#### Written request:
Copy the lines of the data below exactly, starting at the first and stopping after the line that contains "0.6364, 0.6590, 0.7030]"; include no pictures.

#### Supplied material:
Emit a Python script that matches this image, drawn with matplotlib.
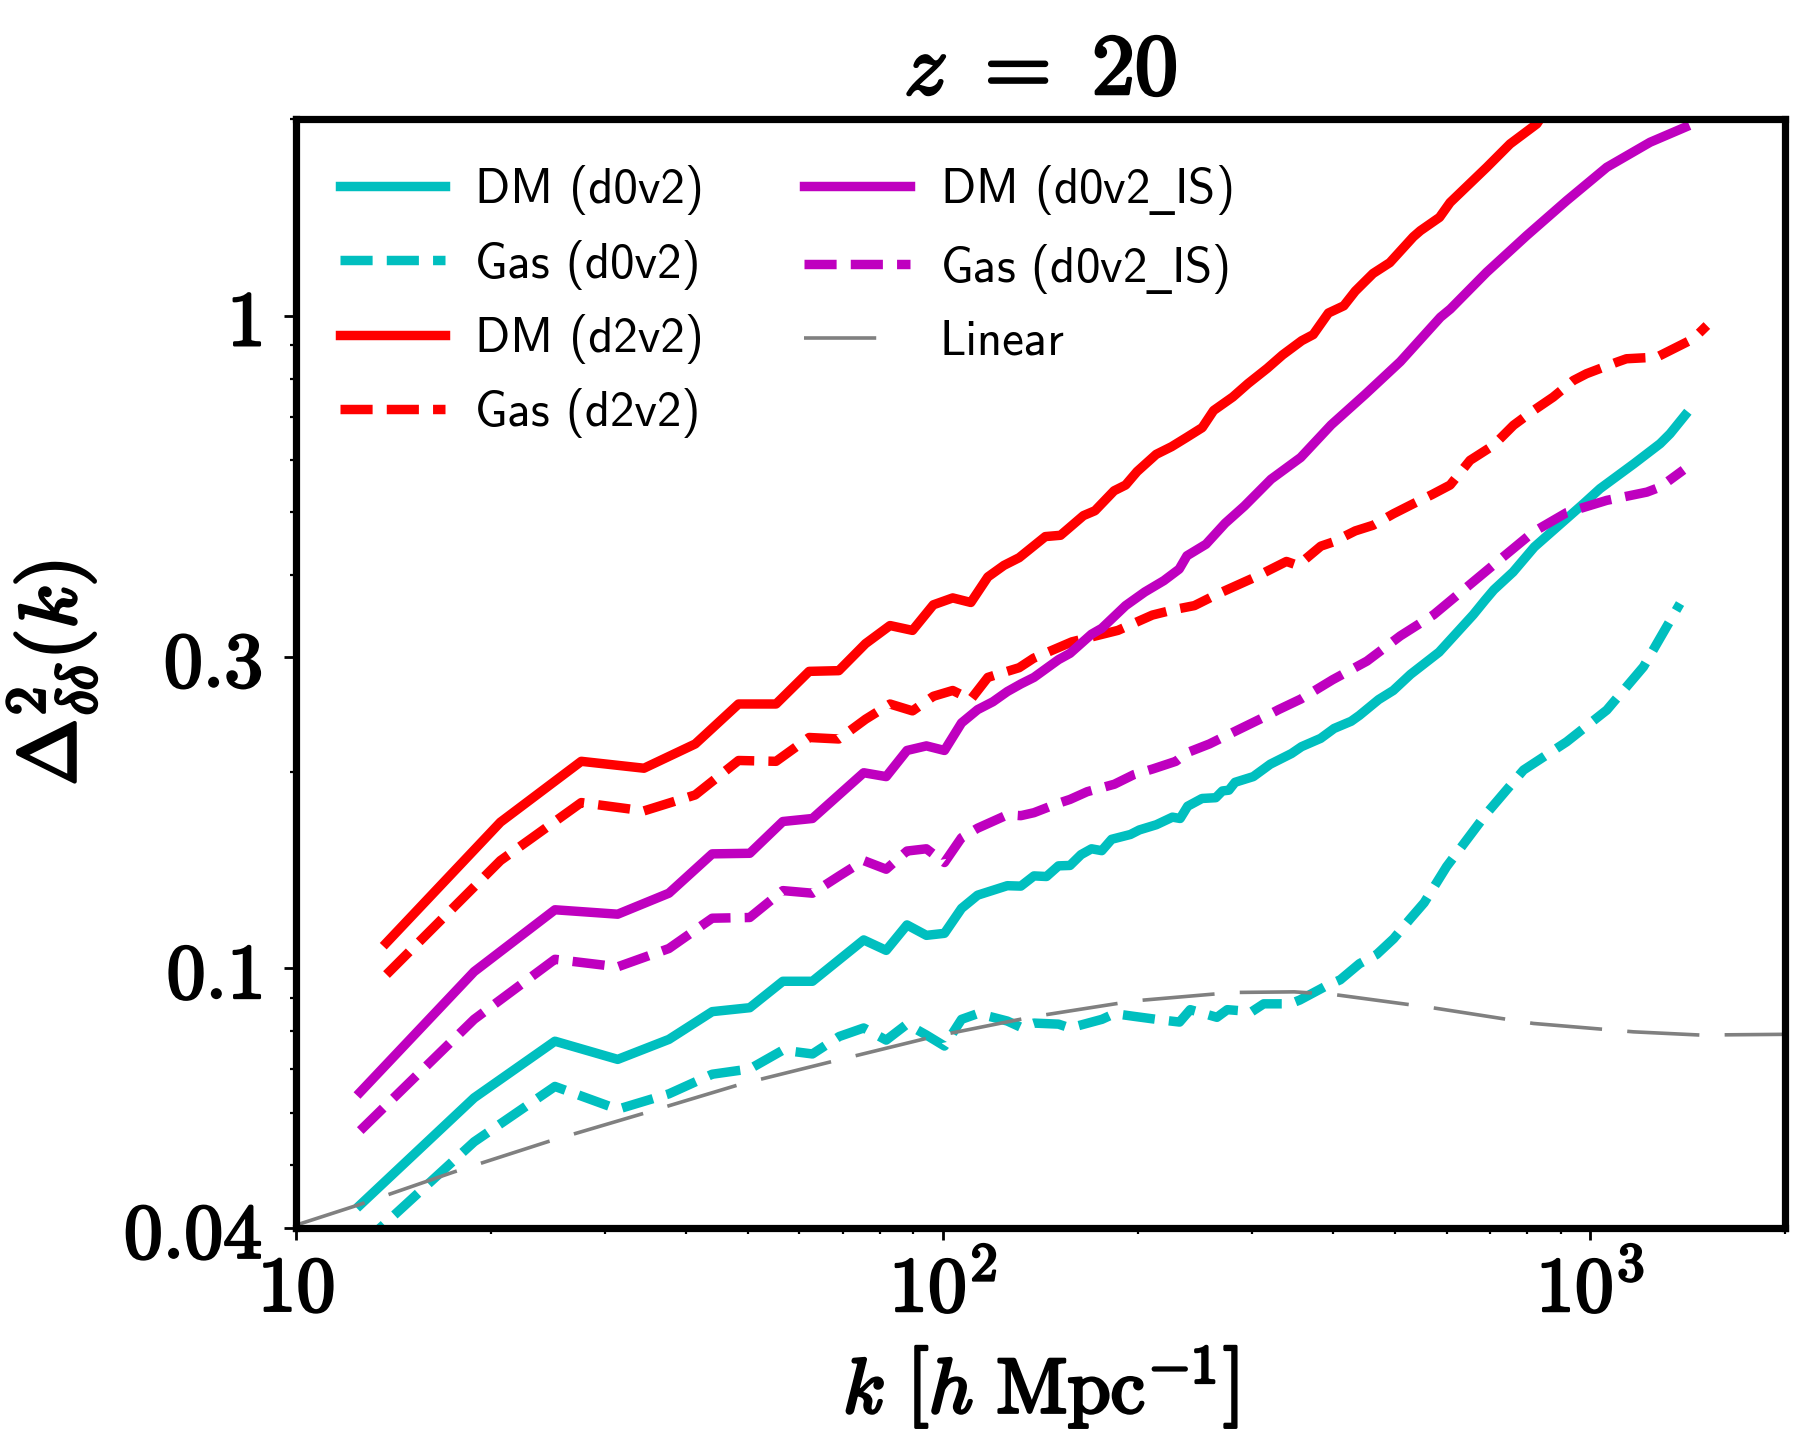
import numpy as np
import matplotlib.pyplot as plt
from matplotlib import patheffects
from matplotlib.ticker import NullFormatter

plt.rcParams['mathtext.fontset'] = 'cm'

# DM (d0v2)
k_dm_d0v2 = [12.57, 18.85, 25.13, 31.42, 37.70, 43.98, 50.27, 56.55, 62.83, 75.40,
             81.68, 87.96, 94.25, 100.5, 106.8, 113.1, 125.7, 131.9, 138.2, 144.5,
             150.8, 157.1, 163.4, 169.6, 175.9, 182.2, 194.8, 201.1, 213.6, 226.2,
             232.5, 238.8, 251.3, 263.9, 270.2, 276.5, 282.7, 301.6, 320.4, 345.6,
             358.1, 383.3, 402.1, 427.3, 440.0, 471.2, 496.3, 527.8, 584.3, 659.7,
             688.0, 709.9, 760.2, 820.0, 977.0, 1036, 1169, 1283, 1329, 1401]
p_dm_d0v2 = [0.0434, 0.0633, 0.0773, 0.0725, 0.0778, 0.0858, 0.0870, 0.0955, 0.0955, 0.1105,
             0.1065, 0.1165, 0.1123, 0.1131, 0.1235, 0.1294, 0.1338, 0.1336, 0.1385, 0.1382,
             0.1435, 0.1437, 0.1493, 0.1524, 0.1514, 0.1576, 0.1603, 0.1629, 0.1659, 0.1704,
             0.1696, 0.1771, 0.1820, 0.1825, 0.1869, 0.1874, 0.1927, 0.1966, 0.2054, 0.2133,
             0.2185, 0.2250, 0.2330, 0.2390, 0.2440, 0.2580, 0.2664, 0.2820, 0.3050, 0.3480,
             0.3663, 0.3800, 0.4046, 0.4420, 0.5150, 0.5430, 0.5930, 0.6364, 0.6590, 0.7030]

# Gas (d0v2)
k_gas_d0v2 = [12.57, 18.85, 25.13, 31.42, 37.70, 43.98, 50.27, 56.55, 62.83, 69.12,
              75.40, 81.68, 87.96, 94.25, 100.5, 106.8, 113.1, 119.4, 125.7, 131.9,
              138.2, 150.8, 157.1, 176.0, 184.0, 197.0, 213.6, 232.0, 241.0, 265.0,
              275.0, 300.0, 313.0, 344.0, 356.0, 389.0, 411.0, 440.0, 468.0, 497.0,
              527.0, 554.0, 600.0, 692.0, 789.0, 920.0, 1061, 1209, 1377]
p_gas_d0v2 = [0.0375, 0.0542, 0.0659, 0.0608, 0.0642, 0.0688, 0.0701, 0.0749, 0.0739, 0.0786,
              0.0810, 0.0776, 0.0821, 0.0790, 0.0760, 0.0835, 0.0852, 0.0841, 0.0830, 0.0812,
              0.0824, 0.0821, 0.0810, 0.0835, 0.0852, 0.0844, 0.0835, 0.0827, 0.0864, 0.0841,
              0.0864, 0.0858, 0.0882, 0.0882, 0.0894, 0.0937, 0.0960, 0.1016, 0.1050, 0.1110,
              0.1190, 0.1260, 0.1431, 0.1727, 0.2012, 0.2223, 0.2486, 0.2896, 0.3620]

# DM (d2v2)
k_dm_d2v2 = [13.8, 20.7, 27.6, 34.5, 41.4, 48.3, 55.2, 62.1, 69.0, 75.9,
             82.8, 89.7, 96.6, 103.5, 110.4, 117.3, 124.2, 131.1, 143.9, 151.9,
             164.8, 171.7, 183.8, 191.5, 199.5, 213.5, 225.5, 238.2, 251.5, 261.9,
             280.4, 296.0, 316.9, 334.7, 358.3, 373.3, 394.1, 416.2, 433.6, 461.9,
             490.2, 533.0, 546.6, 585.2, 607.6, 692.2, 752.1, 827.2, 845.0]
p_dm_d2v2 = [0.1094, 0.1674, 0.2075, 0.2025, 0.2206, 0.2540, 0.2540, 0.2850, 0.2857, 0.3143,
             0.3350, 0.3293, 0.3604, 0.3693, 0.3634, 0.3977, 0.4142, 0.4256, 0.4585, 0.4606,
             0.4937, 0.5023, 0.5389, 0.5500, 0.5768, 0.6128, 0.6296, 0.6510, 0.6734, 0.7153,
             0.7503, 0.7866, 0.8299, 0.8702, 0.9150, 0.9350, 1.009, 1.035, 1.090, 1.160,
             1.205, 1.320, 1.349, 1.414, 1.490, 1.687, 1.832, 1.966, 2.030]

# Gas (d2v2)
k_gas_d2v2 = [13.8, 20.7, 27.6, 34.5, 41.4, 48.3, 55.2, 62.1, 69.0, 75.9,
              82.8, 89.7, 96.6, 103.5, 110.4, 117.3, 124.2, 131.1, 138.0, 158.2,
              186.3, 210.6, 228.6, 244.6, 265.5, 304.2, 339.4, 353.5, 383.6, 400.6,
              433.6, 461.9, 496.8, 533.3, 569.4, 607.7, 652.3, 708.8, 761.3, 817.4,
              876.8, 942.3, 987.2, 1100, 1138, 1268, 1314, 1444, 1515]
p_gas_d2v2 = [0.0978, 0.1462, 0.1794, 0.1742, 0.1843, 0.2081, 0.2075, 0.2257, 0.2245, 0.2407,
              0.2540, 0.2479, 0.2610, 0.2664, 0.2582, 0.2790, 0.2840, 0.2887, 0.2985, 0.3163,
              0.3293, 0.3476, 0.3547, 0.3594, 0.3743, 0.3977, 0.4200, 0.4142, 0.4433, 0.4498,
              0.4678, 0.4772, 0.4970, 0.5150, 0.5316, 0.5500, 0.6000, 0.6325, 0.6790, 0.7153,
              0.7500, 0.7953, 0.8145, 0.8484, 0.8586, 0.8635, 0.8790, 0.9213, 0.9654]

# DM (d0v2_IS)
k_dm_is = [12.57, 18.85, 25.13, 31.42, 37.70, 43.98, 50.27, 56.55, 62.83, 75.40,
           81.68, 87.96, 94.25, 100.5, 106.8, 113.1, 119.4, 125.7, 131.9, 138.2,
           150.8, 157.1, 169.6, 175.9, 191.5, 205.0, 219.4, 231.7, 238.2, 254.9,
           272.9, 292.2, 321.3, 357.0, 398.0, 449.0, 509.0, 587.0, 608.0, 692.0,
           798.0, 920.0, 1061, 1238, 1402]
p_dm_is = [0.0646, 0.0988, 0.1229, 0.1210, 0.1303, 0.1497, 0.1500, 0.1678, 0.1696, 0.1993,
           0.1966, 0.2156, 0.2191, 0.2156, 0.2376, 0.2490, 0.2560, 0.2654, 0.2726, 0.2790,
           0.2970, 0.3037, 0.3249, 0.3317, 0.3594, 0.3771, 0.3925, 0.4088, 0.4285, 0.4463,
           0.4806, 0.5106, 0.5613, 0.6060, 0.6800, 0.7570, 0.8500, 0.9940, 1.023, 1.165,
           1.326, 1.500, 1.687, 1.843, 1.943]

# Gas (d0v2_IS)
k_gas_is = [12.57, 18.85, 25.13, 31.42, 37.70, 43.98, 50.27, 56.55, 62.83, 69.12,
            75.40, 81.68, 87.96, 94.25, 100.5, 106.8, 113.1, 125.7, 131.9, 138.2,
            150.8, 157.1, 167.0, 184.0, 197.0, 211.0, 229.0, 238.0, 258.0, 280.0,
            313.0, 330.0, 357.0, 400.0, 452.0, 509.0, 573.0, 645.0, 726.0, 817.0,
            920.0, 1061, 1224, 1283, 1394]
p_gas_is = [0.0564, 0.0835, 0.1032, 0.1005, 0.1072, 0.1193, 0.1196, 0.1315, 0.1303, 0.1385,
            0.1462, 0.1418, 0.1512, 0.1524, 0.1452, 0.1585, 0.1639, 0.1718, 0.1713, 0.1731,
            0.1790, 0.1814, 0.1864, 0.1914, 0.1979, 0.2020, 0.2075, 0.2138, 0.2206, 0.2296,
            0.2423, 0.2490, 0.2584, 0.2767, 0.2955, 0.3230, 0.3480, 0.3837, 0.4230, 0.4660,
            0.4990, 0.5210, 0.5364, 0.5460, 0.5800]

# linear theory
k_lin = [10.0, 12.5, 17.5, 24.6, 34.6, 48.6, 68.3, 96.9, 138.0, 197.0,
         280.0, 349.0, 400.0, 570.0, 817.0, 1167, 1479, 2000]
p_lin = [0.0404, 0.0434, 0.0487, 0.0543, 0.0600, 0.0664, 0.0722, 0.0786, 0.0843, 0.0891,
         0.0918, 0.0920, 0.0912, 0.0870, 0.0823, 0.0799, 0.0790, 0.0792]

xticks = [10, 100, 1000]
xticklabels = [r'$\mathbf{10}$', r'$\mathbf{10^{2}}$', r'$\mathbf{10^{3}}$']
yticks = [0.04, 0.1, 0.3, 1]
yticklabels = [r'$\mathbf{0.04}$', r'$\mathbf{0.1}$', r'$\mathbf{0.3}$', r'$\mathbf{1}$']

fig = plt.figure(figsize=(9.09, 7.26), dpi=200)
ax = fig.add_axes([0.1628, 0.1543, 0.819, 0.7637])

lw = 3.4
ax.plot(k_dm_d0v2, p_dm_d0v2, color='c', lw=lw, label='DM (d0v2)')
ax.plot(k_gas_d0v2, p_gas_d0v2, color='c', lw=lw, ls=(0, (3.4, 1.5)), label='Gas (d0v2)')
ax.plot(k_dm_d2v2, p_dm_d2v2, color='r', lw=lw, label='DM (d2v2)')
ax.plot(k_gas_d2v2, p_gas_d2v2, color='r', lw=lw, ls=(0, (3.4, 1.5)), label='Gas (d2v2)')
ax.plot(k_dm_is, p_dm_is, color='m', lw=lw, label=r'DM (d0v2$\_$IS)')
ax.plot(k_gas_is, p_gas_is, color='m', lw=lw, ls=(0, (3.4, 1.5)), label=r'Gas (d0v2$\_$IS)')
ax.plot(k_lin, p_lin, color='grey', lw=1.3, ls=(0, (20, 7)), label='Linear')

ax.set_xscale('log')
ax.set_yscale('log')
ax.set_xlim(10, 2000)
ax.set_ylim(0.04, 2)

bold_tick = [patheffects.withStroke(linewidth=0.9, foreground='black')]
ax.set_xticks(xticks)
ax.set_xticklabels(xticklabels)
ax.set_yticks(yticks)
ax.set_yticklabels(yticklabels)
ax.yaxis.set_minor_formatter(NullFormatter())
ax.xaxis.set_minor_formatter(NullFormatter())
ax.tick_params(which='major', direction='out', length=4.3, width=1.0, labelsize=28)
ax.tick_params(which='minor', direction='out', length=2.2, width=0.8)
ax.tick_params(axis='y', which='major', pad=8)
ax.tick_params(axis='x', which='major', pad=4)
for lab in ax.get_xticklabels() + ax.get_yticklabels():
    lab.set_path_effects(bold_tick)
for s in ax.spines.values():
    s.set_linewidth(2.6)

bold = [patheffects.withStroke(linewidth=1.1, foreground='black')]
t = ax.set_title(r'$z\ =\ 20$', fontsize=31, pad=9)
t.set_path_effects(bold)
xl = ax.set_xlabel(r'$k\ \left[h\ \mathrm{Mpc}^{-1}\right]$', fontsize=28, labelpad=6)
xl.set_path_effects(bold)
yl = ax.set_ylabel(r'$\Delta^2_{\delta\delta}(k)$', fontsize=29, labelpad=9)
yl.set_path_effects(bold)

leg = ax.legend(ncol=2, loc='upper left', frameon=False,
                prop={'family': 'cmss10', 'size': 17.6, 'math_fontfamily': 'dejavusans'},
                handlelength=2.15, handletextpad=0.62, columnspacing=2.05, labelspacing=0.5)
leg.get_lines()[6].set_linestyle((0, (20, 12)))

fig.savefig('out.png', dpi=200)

#### The output:
Emit a Python script that matches this image, drawn with matplotlib.
import numpy as np
import matplotlib.pyplot as plt
from matplotlib import patheffects
from matplotlib.ticker import NullFormatter

plt.rcParams['mathtext.fontset'] = 'cm'

# DM (d0v2)
k_dm_d0v2 = [12.57, 18.85, 25.13, 31.42, 37.70, 43.98, 50.27, 56.55, 62.83, 75.40,
             81.68, 87.96, 94.25, 100.5, 106.8, 113.1, 125.7, 131.9, 138.2, 144.5,
             150.8, 157.1, 163.4, 169.6, 175.9, 182.2, 194.8, 201.1, 213.6, 226.2,
             232.5, 238.8, 251.3, 263.9, 270.2, 276.5, 282.7, 301.6, 320.4, 345.6,
             358.1, 383.3, 402.1, 427.3, 440.0, 471.2, 496.3, 527.8, 584.3, 659.7,
             688.0, 709.9, 760.2, 820.0, 977.0, 1036, 1169, 1283, 1329, 1401]
p_dm_d0v2 = [0.0434, 0.0633, 0.0773, 0.0725, 0.0778, 0.0858, 0.0870, 0.0955, 0.0955, 0.1105,
             0.1065, 0.1165, 0.1123, 0.1131, 0.1235, 0.1294, 0.1338, 0.1336, 0.1385, 0.1382,
             0.1435, 0.1437, 0.1493, 0.1524, 0.1514, 0.1576, 0.1603, 0.1629, 0.1659, 0.1704,
             0.1696, 0.1771, 0.1820, 0.1825, 0.1869, 0.1874, 0.1927, 0.1966, 0.2054, 0.2133,
             0.2185, 0.2250, 0.2330, 0.2390, 0.2440, 0.2580, 0.2664, 0.2820, 0.3050, 0.3480,
             0.3663, 0.3800, 0.4046, 0.4420, 0.5150, 0.5430, 0.5930, 0.6364, 0.6590, 0.7030]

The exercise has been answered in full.